In 1966, Robert C. Weaver was named Secretary of Housing and Urban Development by President Lyndon B. Johnson; Weaver became the first black Cabinet member.
In 1978, former Vice President Hubert H. Humphrey died in Waverly, Minn., at age 66.
In 1982, an Air Florida 737 crashed into Washington, D.C.’s 14th Street Bridge and fell into the Potomac River after taking off during a snowstorm, killing a total of 78 people; four passengers and a flight attendant survived.
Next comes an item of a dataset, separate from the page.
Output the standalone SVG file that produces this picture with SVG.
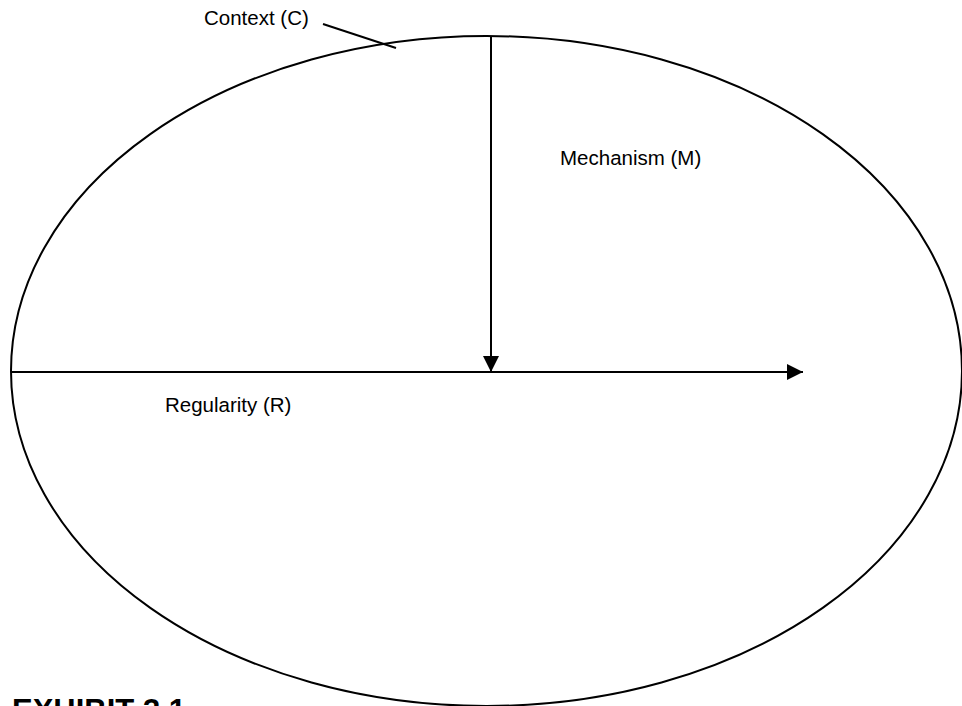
<svg xmlns="http://www.w3.org/2000/svg" width="962" height="706" viewBox="0 0 962 706">
<style>
.lbl{font-family:"Liberation Sans",Arial,sans-serif;font-size:20.5px;fill:#000}
.ttl{font-family:"Liberation Sans",Arial,sans-serif;font-size:31px;font-weight:bold;fill:#000}
.ln{stroke:#000;stroke-width:2;fill:none}
</style>
<defs>
<marker id="ah" markerUnits="userSpaceOnUse" markerWidth="16" markerHeight="16" refX="16" refY="8" orient="auto">
<path d="M0,0 L16,8 L0,16 Z" fill="#000"/>
</marker>
</defs>
<rect width="962" height="706" fill="#fff"/>
<g id="context">
<ellipse class="ln" cx="486.5" cy="371" rx="475.5" ry="335"/>
<text class="lbl" x="204" y="25">Context (C)</text>
</g>
<g id="mechanism">
<text class="lbl" x="560" y="165">Mechanism (M)</text>
</g>
<g id="regularity">
<text class="lbl" x="165" y="412">Regularity (R)</text>
</g>
<g id="connectors">
<line class="ln" x1="323" y1="24" x2="396" y2="48"/>
<line class="ln" x1="491" y1="36" x2="491" y2="372" marker-end="url(#ah)"/>
<line class="ln" x1="11" y1="372" x2="803" y2="372" marker-end="url(#ah)"/>
</g>
<text class="ttl" x="12" y="721">EXHIBIT 3.1</text>
</svg>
In 1987, West German police arrested Mohammed Ali Hamadi, a suspect in the 1985 hijacking of a TWA jetliner. (Although convicted and sentenced to life, Hamadi was paroled by Germany in Dec. 2005; he is on the FBI’s Most Wanted Terrorists list.)
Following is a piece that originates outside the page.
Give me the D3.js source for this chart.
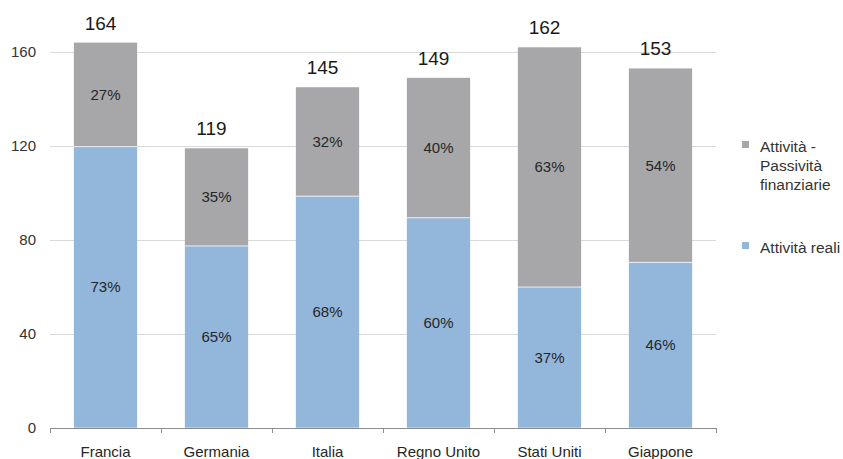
<!DOCTYPE html>
<html>
<head>
<meta charset="utf-8">
<script src="https://cdn.jsdelivr.net/npm/d3@7"></script>
<style>
  body { margin: 0; background: #fff; }
  text { font-family: Arial, "Liberation Sans", sans-serif; }
</style>
</head>
<body>
<script>
// data
var countries = ['Francia', 'Germania', 'Italia', 'Regno Unito', 'Stati Uniti', 'Giappone']
var totals = [164, 119, 145, 149, 162, 153]
var realValues = [119.7, 77.4, 98.6, 89.4, 59.9, 70.4]
var finValues = [44.3, 41.6, 46.4, 59.6, 102.1, 82.6]
var realPct = ['73%', '65%', '68%', '60%', '37%', '46%']
var finPct = ['27%', '35%', '32%', '40%', '63%', '54%']
var yTicks = [0, 40, 80, 120, 160]
var legendLabels = [['Attività -', 'Passività', 'finanziarie'], ['Attività reali']]

var width = 843
var height = 459
var margin = {top: 52, left: 50, right: 127, bottom: 31}

var colorReal = '#93b6db'
var colorFin = '#a7a7aa'

var svg = d3.select('body')
  .append('svg')
    .attr('width', width)
    .attr('height', height)

var x = d3.scaleBand()
  .domain(countries)
  .range([margin.left, width - margin.right])
  .paddingInner(0.43)
  .paddingOuter(0.215)

var y = d3.scaleLinear()
  .domain([0, 160])
  .range([height - margin.bottom - 0.3, margin.top])

// gridlines
svg.append('g')
  .selectAll('line')
  .data(yTicks.filter(function(d) { return d > 0 }))
  .enter().append('line')
    .attr('x1', margin.left)
    .attr('x2', width - margin.right)
    .attr('y1', function(d) { return Math.round(y(d)) + 0.5 })
    .attr('y2', function(d) { return Math.round(y(d)) + 0.5 })
    .attr('stroke', '#d9d9d9')
    .attr('stroke-width', 1)

// y axis labels
svg.append('g')
  .selectAll('text')
  .data(yTicks)
  .enter().append('text')
    .attr('x', 36)
    .attr('y', function(d) { return y(d) })
    .attr('dy', '0.35em')
    .attr('text-anchor', 'end')
    .attr('font-size', 15)
    .attr('fill', '#333')
    .text(function(d) { return d })

// bars
var bars = svg.append('g')
  .selectAll('g')
  .data(countries)
  .enter().append('g')

bars.append('rect')
  .attr('x', function(d) { return x(d) })
  .attr('width', x.bandwidth())
  .attr('y', function(d, i) { return y(realValues[i]) })
  .attr('height', function(d, i) { return y(0) - y(realValues[i]) })
  .attr('fill', colorReal)

bars.append('rect')
  .attr('x', function(d) { return x(d) })
  .attr('width', x.bandwidth())
  .attr('y', function(d, i) { return y(realValues[i] + finValues[i]) })
  .attr('height', function(d, i) { return y(realValues[i]) - y(realValues[i] + finValues[i]) })
  .attr('fill', colorFin)

// light separator between the segments
bars.append('line')
  .attr('x1', function(d) { return x(d) })
  .attr('x2', function(d) { return x(d) + x.bandwidth() })
  .attr('y1', function(d, i) { return y(realValues[i]) })
  .attr('y2', function(d, i) { return y(realValues[i]) })
  .attr('stroke', '#e8eef5')
  .attr('stroke-width', 1)

// percentage labels
bars.append('text')
  .attr('x', function(d) { return x(d) + x.bandwidth() / 2 })
  .attr('y', function(d, i) { return (y(0) + y(realValues[i])) / 2 })
  .attr('dy', '0.35em')
  .attr('text-anchor', 'middle')
  .attr('font-size', 15)
  .attr('fill', '#262626')
  .text(function(d, i) { return realPct[i] })

bars.append('text')
  .attr('x', function(d) { return x(d) + x.bandwidth() / 2 })
  .attr('y', function(d, i) { return (y(realValues[i]) + y(realValues[i] + finValues[i])) / 2 })
  .attr('dy', '0.35em')
  .attr('text-anchor', 'middle')
  .attr('font-size', 15)
  .attr('fill', '#262626')
  .text(function(d, i) { return finPct[i] })

// totals above bars
bars.append('text')
  .attr('x', function(d) { return x(d) + x.bandwidth() / 2 - 5 })
  .attr('y', function(d, i) { return y(totals[i]) - 13 })
  .attr('text-anchor', 'middle')
  .attr('font-family', '"Open Sans", "DejaVu Sans", sans-serif')
  .attr('font-size', 19)
  .attr('fill', '#1a1a1a')
  .text(function(d, i) { return totals[i] })

// x axis
var xAxis = svg.append('g')
xAxis.append('line')
  .attr('x1', margin.left)
  .attr('x2', width - margin.right)
  .attr('y1', Math.round(y(0)) + 0.5)
  .attr('y2', Math.round(y(0)) + 0.5)
  .attr('stroke', '#8c8c8c')

var step = x.step()
xAxis.selectAll('.tick')
  .data(d3.range(countries.length + 1))
  .enter().append('line')
    .attr('class', 'tick')
    .attr('x1', function(i) { return Math.round(margin.left + i * step) + 0.5 })
    .attr('x2', function(i) { return Math.round(margin.left + i * step) + 0.5 })
    .attr('y1', Math.round(y(0)))
    .attr('y2', Math.round(y(0)) + 5)
    .attr('stroke', '#8c8c8c')

xAxis.selectAll('.xlabel')
  .data(countries)
  .enter().append('text')
    .attr('class', 'xlabel')
    .attr('x', function(d) { return x(d) + x.bandwidth() / 2 })
    .attr('y', 452)
    .attr('dy', '0.35em')
    .attr('text-anchor', 'middle')
    .attr('font-size', 15)
    .attr('fill', '#262626')
    .text(function(d) { return d })

// legend
var legendColors = [colorFin, colorReal]
var legendY = [147, 248]
var legend = svg.append('g')
  .selectAll('g')
  .data(legendLabels)
  .enter().append('g')

legend.append('rect')
  .attr('x', 742)
  .attr('y', function(d, i) { return legendY[i] - 6 })
  .attr('width', 7)
  .attr('height', 7)
  .attr('fill', function(d, i) { return legendColors[i] })

legend.append('text')
  .attr('x', 760)
  .attr('y', function(d, i) { return legendY[i] })
  .attr('font-size', 15.5)
  .attr('fill', '#333')
  .selectAll('tspan')
  .data(function(d) { return d })
  .enter().append('tspan')
    .attr('x', 760)
    .attr('dy', function(d, j) { return j === 0 ? '0.35em' : 19 })
    .text(function(d) { return d })
</script>
</body>
</html>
In 1990, L. Douglas Wilder of Virginia became the nation’s first elected black governor as he took the oath of office in Richmond.
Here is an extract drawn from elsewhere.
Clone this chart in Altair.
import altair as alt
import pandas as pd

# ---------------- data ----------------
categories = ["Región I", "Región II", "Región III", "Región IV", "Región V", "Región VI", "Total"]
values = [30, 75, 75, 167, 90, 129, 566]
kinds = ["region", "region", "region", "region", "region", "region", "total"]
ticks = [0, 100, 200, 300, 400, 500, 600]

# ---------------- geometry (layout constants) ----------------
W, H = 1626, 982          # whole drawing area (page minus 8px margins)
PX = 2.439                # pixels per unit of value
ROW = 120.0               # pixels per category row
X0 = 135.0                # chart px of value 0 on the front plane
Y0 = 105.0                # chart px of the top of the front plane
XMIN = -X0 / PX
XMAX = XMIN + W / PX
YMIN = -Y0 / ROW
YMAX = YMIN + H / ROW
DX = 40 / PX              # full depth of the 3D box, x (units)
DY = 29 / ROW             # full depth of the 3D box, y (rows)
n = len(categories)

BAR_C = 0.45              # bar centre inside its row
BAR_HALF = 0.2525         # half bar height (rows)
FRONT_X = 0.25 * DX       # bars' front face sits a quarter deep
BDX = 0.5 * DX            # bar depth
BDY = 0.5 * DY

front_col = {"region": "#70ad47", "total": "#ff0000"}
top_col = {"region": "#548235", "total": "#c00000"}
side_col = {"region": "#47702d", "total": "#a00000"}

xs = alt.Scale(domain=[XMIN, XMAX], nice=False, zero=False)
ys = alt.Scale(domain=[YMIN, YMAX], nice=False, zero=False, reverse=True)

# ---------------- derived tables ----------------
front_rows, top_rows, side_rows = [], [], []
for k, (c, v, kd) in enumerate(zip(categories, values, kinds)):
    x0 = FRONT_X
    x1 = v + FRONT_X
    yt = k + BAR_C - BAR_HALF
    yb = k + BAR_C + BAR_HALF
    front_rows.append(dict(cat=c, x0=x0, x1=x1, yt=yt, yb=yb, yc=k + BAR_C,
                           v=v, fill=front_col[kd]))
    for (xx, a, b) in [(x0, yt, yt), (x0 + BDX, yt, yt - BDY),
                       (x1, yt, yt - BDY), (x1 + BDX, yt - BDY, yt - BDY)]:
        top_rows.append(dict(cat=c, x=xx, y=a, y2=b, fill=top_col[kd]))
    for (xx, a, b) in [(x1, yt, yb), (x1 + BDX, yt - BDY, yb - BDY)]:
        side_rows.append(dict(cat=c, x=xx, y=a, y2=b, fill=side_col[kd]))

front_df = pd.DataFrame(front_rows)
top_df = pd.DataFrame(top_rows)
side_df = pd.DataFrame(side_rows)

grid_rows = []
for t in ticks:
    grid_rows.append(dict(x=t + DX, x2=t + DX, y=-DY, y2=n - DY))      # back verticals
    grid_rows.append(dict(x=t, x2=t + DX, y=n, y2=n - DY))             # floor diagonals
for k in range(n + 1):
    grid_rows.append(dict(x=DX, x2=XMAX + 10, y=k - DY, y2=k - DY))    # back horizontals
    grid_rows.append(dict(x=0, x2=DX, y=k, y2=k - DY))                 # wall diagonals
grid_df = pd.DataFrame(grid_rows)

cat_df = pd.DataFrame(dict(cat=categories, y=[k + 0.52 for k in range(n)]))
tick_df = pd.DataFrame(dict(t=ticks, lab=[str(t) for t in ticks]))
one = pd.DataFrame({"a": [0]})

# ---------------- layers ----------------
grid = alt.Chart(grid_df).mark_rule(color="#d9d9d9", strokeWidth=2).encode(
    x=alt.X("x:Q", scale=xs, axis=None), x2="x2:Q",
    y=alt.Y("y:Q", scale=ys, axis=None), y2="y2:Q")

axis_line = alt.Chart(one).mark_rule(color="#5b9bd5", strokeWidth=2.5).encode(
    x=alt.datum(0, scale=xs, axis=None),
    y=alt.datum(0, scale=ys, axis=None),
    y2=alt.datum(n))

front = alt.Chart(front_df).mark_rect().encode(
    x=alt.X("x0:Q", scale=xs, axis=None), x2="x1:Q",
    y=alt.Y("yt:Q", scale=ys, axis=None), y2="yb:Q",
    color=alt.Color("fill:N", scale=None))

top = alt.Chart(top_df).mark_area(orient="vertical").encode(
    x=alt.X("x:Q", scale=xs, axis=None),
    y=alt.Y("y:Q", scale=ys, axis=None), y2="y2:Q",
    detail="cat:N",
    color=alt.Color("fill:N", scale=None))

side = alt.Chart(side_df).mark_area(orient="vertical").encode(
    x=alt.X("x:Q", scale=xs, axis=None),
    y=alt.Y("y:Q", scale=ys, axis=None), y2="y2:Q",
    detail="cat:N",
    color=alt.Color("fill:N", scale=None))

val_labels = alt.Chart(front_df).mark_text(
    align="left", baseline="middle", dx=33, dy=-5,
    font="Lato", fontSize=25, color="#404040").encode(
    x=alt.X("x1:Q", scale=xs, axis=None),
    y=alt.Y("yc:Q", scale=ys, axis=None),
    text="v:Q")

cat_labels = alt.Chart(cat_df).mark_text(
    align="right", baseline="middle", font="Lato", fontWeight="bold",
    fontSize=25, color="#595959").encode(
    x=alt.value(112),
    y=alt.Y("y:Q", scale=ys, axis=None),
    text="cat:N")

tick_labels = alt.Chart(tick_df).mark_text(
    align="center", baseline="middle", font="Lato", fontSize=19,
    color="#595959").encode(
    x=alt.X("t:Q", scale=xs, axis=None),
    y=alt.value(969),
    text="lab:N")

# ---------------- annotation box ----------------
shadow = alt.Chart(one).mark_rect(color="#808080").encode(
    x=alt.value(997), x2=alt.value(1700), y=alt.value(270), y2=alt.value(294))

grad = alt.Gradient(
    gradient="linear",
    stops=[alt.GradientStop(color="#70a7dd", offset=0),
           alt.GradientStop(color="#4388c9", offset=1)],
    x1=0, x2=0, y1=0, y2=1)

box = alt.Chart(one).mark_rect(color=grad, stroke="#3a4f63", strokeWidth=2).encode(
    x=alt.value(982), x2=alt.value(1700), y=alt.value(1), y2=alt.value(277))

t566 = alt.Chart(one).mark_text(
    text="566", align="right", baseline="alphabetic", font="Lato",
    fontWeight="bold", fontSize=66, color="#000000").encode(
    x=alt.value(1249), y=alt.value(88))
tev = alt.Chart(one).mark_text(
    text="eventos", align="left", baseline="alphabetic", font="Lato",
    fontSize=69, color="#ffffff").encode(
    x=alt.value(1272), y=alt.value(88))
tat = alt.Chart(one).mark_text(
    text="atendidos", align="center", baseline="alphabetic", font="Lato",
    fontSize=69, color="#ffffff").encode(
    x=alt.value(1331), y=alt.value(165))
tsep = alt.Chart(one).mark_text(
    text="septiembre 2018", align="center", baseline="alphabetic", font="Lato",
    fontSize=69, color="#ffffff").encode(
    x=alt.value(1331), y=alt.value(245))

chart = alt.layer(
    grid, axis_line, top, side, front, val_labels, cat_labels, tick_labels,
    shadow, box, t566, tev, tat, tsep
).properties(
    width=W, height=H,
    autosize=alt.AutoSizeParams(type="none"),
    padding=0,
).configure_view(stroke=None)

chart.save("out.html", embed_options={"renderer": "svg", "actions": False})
In 1992, Japan apologized for forcing tens of thousands of Korean women to serve as sex slaves for its soldiers during World War II, citing newly uncovered documents that showed the Japanese army had had a role in abducting the so-called “comfort women.”
Ten years ago
Connecticut Sen. Joseph Lieberman jumped into the 2004 race for president. Rock musician Pete Townshend was arrested in London on suspicion of possessing indecent images of children. (Townshend said he was only doing research for an autobiography dealing with his own suspected childhood sexual abuse; he was eventually cleared of possessing pornographic images of children.) The owners of FAO Schwarz filed for Chapter 11 bankruptcy protection. (FAO Inc. emerged from bankruptcy in April 2003, but filed again for bankruptcy in Dec. 2003.)
Five years ago
President George W. Bush, visiting the United Arab Emirates, gently urged authoritarian Arab allies to satisfy frustrated desires for democracy in the Mideast and saved his harshest criticism for Iran, branding it “the world’s leading state-sponsor of terror.” The Golden Globe awards were announced in a dry, news conference-style ceremony, devoid of stars because of the Hollywood writers’ strike; “Atonement” won best motion picture drama, while “Mad Men” was named best dramatic TV series.
One year ago
A Peruvian court sentenced Joran van der Sloot to 28 years in prison for murdering Stephany Flores, a young woman van der Sloot met at a Lima casino. Myanmar freed some of its most famous political prisoners, sparking jubilation among their supporters. Veteran television newsman Richard Threlkeld, 74, was killed in a car crash on New York’s Long Island.